ROANOKE TIMES

                         Roanoke Times
                 Copyright (c) 1995, Landmark Communications, Inc.

DATE: SATURDAY, July 14, 1990                   TAG: 9007140459
SECTION: SPECTATOR                    PAGE: 1   EDITION: METRO 
SOURCE: PATRICIA BRENNAN THE WASHINGTON POST
DATELINE:                                 LENGTH: Medium


THE QUEST FOR PERFECT BABIES

Barbara Walters takes a look at some of what genetic research has wrought in Wednesday's ABC News Special, "A Perfect Baby."

Because of new diagnostic techniques available through amniocentesis, couples can learn whether their unborn child is afflicted with a number of genetic problems from Down's syndrome to cystic fibrosis, the disastrous Tay-Sachs disease, and perhaps one day soon, a gene indicating a predisposition to addiction.

Then the parents may decide whether to abort a fetus that doesn't meet their requirements.

Other prospective parents, seeking pregnancy by artificial insemination, arrive at clinics with shopping lists of traits they want for their child.

The search for the perfect baby is one replete with ethical considerations an earlier generation never had to face. Walters, who both hosts the show and moderates a roundtable panel of experts, said she's particularly fond of "A Perfect Baby."

For one thing, she said, unlike many specials she's hosted, this one is very much hers, having sprung from her memo to ABC News president Roone Arledge.

"This was a show I care about," she said. "I'm more involved in this one, and I did a lot of the writing.

"I think it's important - I don't like to use the word `entertaining,' because it isn't fun and games."

The special gave her a chance to go into a hospital nursery and hold a day-old infant she refers to as "Baby Amanda," who was, like the other infants there, perfectly content and quiet.

"It's been so long since I've held something so little," said Walters. "All the little babies were asleep. They'd been fed a half-hour earlier. They loved the hot lights. The next day, they all got released." The program's roundtable of experts included Walters' former roommate at Sarah Lawrence, Joan Marks, who is director of that college's human-genetics program.

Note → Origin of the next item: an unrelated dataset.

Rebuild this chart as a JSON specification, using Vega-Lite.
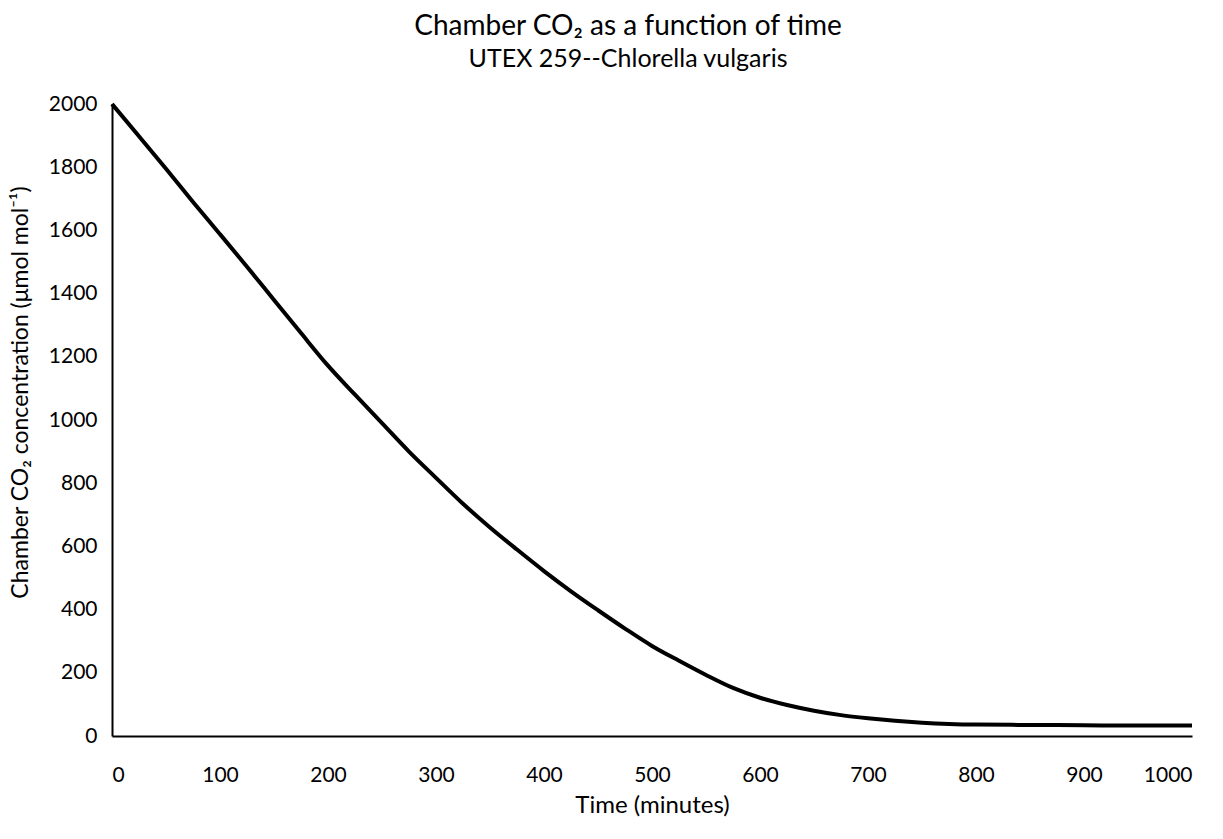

The other panelists are Leroy Hood, a molecular biologist from California Institute of Technology; Paul Billings, director of Harvard Medical School's Clinic for Inherited Diseases; Arthur Caplan of the Center for Biomedical Ethics at the University of Minnesota; and Francis Collins, chief of the Division of Medical Genetics, University of Michigan.

Collins' assistant, Jeff Pinard, who appears in the special, is afflicted with cystic fibrosis. "A Perfect Baby" also gave Walters an opportunity to talk to the mother of a colleague, Chris Oden, an associate producer on ABC's "20/20." Among Pauline Oden's 11 children was a boy severely afflicted with Down's syndrome who lived 31 years.

Walters said her interest in making the special had been piqued by advances in genetic research and in-vitro fertilization.

"I had felt there were so many changes," she said. "There was a while we thought everything was environment; now it seems that it's all biological. And there were enormously provocative subjects, like sperm banks, to the kind of choices we will have to make about the quality of our lives, the questions we haven't even faced.

"There are questions that make you turn around and say, `What would I do?' And then this business of decisions: You may be making the right decision at the time and then things change. We're facing some of them right now, such as those insurance questions."

"Those insurance questions" may be formidable. Will a parent who knows his or her child may have a disease or handicap - such as Huntington's disease, which doesn't show up until middle age, or Down's syndrome, which is there at conception - have to pay larger health-insurance premiums on that child? Will a business corporation want to know its employees' genetic health histories before it offers a job?

Robert Waldron, a spokesman for the insurance industry, tells Walters that, "We're dealing here with unemerged technology, partial technology. The legal issues have to be settled. The ethical issues have to be settled. And until that happens, this industry is saying literally to the public: We're not touching it."

In addition to the pocketbook issues, the special offers a collection of interesting profiles of couples and individuals striving to have children.

Among them are Adrienne and David Ramm, who visited the Repository for Germinal Choice in Escondido, Calif., known as "the genius sperm bank" because it stocks sperm from Nobel Prize-winners, Olympic athletes and other high achievers.